Missy McCormick and Bill Adams moved to Poland, OH a few years ago. Missy is a ceramics professor at Youngstown State University. Bill is taking a respite from an eighteen-year career in insurance to be stay-at-home dad with their three-year-old son, Ash. Bill has been doing a variety of volunteer work, much related to cycling, in anticipation of shifting his career to the non-profit sector in a few years. The family hosted me on my first night in Ohio. Like many families with young children, we talked in sequence. Missy and I chatted while Ash played with us in the yard, Bill and spoke later while Missy was putting Ash to bed.

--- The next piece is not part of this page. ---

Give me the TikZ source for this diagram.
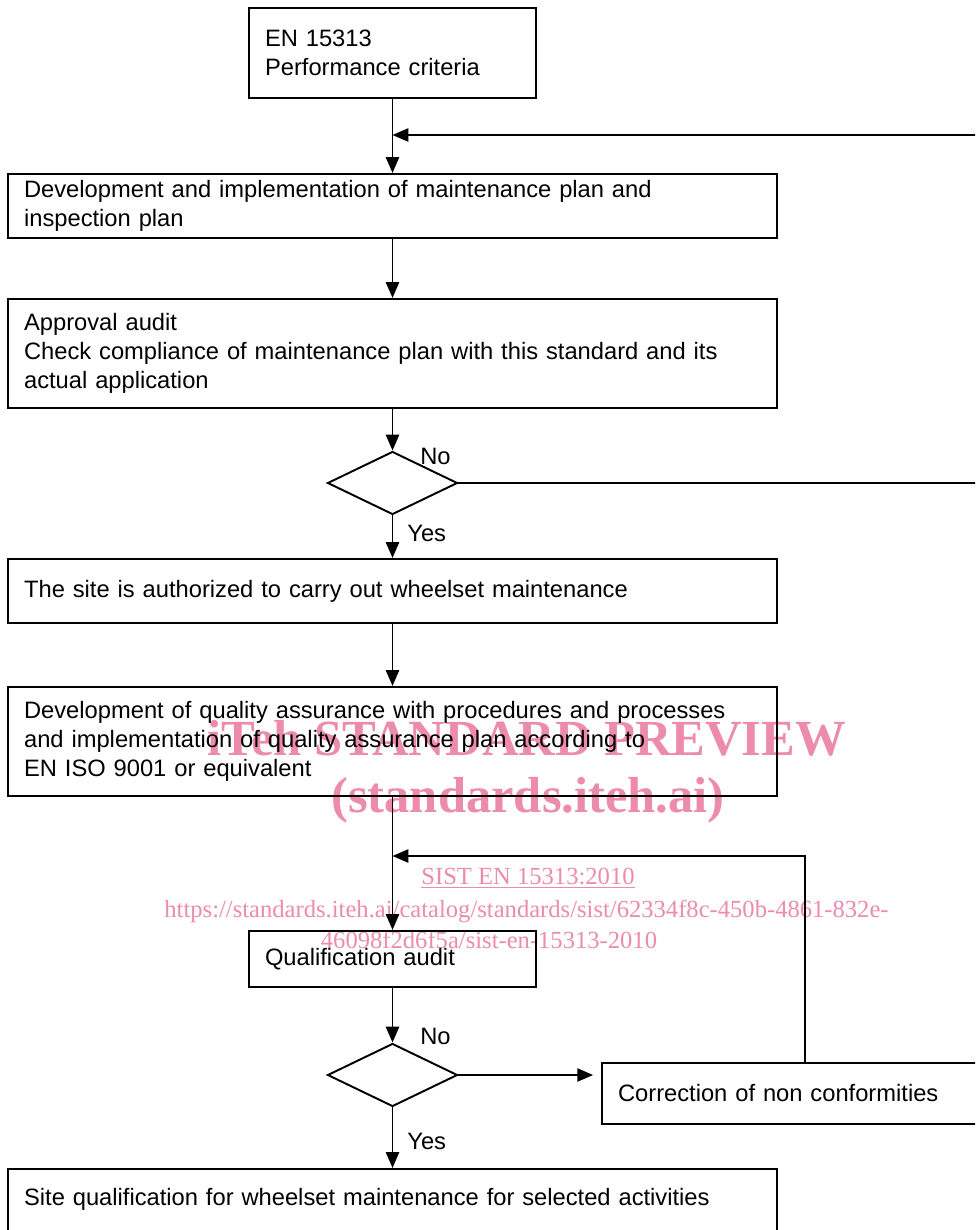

How will we live tomorrow?
Ceramics is historically, a craft-based material. Missy teaches students how to use the wheel, but also how to use 3-D printers. There is a relationship between the two processes, but also fundamental differences.
“Craft is often a lower priority in our world. Yet the more we get away from it, the more people crave it. The more digital we become, the more drive we have for craft-based work.” From Missy’s perspective, ceramics are materials that not only span time, but also application. “We can print out a new knee, an exact fit to your bone structure, or we can throw a cup by hand.
“We are trying to rediscover authenticity in our lives. Not just in craft, but in society.” Missy and I discussed a variety of people we knew who were undergoing gender reorientation. She sees that as an extension of the search for authenticity. “Transgender people, gay marriage, these signify that people are tired of having to conform. Society is becoming more inclusive. Not for all, not all at once, but it is moving in that direction.”
I asked Missy about the maker movement, which others had mentioned as a positive step toward tomorrow. She does not share that enthusiasm. In her work with 3-D printing, it is not an intuitive process; it is technically challenging and abstract. Making something on a 3-D printer is not the same as making it be hand. “There’s a silent process when you work directly with materials that allows you to think and solve with your hands.”
When it was bedtime for Ash, Bill joined me. Bill is an avid cyclist. For five of six years early in his career he didn’t have a car. “People thought I’d lost my license; like DUI. They never considered that I chose not to have a car.”
He is concerned about America’s focus on economic activity above all else. “I don’t need to know the stock market activity every hour, yet it’s presented as important news. Everything in this country has a dollar value. In Europe, life is an experience. Here, it’s an accumulation.”
As the clear night sky drew dark, we shared stories of cycling at night, something I love to do at home, where I’m comfortable with my routes. Bill told about riding home at midnight from a second shift job on a cold winter night, hard but exhilarating riding. “Many people don’t appreciate how amazing that is. We’re always avoiding the cold, the rain, any unpleasantness. When you’re always trying to be comfortable, you don’t do much.”